Another quintessential Sonoran dish is the hard-shell taco stuffed with dried, shredded beef machaca, topped with lettuce and cheese. At La Piñata, the tacos are reliably good, but the machaca is not distinctive enough to make these stand out from the crowd. If you swing by during the busy lunch rush, a more interesting option is the oddly named "There's a Taco in My Burro" special. It's essentially a loosely rolled, oversize burrito with your choice of ground beef, chicken, or machaca served with all the fresh toppings (lettuce, pico) that you would normally find in a taco. For $2 more, you can have it with the kitchen's special spicy dry machaca, which delivers a smoky, beefy flavor boost. 

Of course, you'll want to leave room for one of the house desserts, especially the homemade sopapillas. The puffy balls of fried dough are remarkably light and airy, gently dusted with a shimmering blend of cinnamon and sugar. You'll get a plastic bottle of local honey to drizzle onto the dessert. 

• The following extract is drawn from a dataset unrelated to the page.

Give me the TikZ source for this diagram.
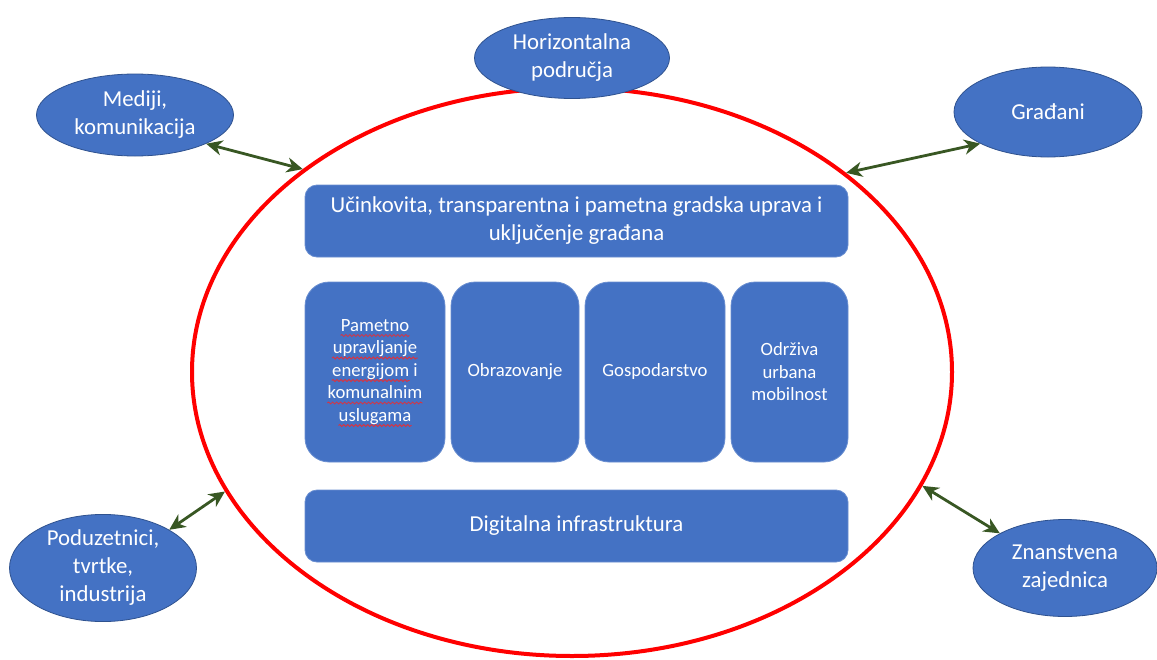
\documentclass[tikz,border=0pt]{standalone}
\usepackage{fontspec}
\setmainfont{Carlito}
\usetikzlibrary{shapes.geometric,arrows.meta,decorations.pathmorphing}
\definecolor{boxblue}{HTML}{4472C4}
\definecolor{edgeblue}{HTML}{2F528F}
\definecolor{ringred}{HTML}{FF0000}
\definecolor{arrgreen}{HTML}{385723}
\definecolor{spellred}{HTML}{E0303A}
\tikzset{
  bigtext/.style={font=\fontsize{22.8}{28}\selectfont},
  smalltext/.style={font=\fontsize{18.7}{22.5}\selectfont},
  actor/.style={ellipse, fill=boxblue, draw=edgeblue, line width=0.8pt, text=white, align=center, inner sep=0pt, bigtext},
  bar/.style={rectangle, rounded corners=12pt, fill=boxblue, draw=boxblue!80!white, line width=0.8pt, text=white, align=center, inner sep=0pt, minimum width=543pt, minimum height=72pt, bigtext},
  pillar/.style={rectangle, rounded corners=24pt, fill=boxblue, draw=boxblue!80!white, line width=0.8pt, text=white, align=center, inner sep=0pt, minimum height=180pt, smalltext},
  link/.style={arrgreen, line width=2.8pt, {Stealth[length=16pt,width=15pt,inset=5pt]}-{Stealth[length=16pt,width=15pt,inset=5pt]}},
  spellmark/.style={spellred, line width=0.8pt, decorate, decoration={snake, segment length=4pt, amplitude=1pt}},
}
\begin{document}
\begin{tikzpicture}[x=1pt,y=-1pt]
\useasboundingbox[fill=white] (0,0) rectangle (1157,659);
% red ring
\node[ellipse, draw=ringred, line width=4pt, minimum width=760pt, minimum height=568pt, inner sep=0pt] (ring) at (572,372) {};
% actors
\node[actor, minimum width=195pt, minimum height=81pt] (hor) at (572,58) {Horizontalna\\područja};
\node[actor, minimum width=197pt, minimum height=82pt] (med) at (135,115) {Mediji,\\komunikacija};
\node[actor, minimum width=188pt, minimum height=90pt] (gra) at (1048,112) {Građani};
\node[actor, minimum width=187pt, minimum height=107pt] (pod) at (103,568) {Poduzetnici,\\tvrtke,\\industrija};
\node[actor, minimum width=184pt, minimum height=97pt] (zna) at (1065,568) {Znanstvena\\zajednica};
% inner boxes
\node[bar] (gov) at (576.5,221) {Učinkovita, transparentna i pametna gradska uprava i\\uključenje građana};
\node[pillar, minimum width=140pt] (p1) at (375,372) {Pametno\\upravljanje\\energijom i\\komunalnim\\uslugama};
\node[pillar, minimum width=128pt] (p2) at (515,372) {Obrazovanje};
\node[pillar, minimum width=140pt] (p3) at (655,372) {Gospodarstvo};
\node[pillar, minimum width=117pt] (p4) at (789.5,372) {Održiva\\urbana\\mobilnost};
\node[bar] (dig) at (576.5,526) {Digitalna infrastruktura};
% spell-check marks under the words of the first pillar
\foreach \xs/\wd/\ys in {-34.4/68.8/-36.5, -43/86/-14, -43.2/77.8/8.5, -47.6/95.2/31, -36.5/73/53.5}
  \draw[spellmark] ([shift={(\xs,\ys)}]p1.center) -- ++(\wd,0);
% connectors
\draw[link] (med.-22.6) -- (ring.143.1);
\draw[link] (ring.36) -- (gra.205.9);
\draw[link] (pod.30) -- (ring.199);
\draw[link] (ring.-18.5) -- (zna.152);
\end{tikzpicture}
\end{document}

Once you lift the veil of nostalgia, La Piñata is not unlike many other Sonoran-styled restaurants that have mushroomed across metro Phoenix. Service can be brusque and inattentive during its busiest hours, and it's in those times when the margaritas tend to be watered down and you may have to wave at the bartender a few times before finally getting the check. But the food remains solidly, cheesily Sonoran at La Piñata, where the neon keeps burning bright and you always know exactly what you're getting.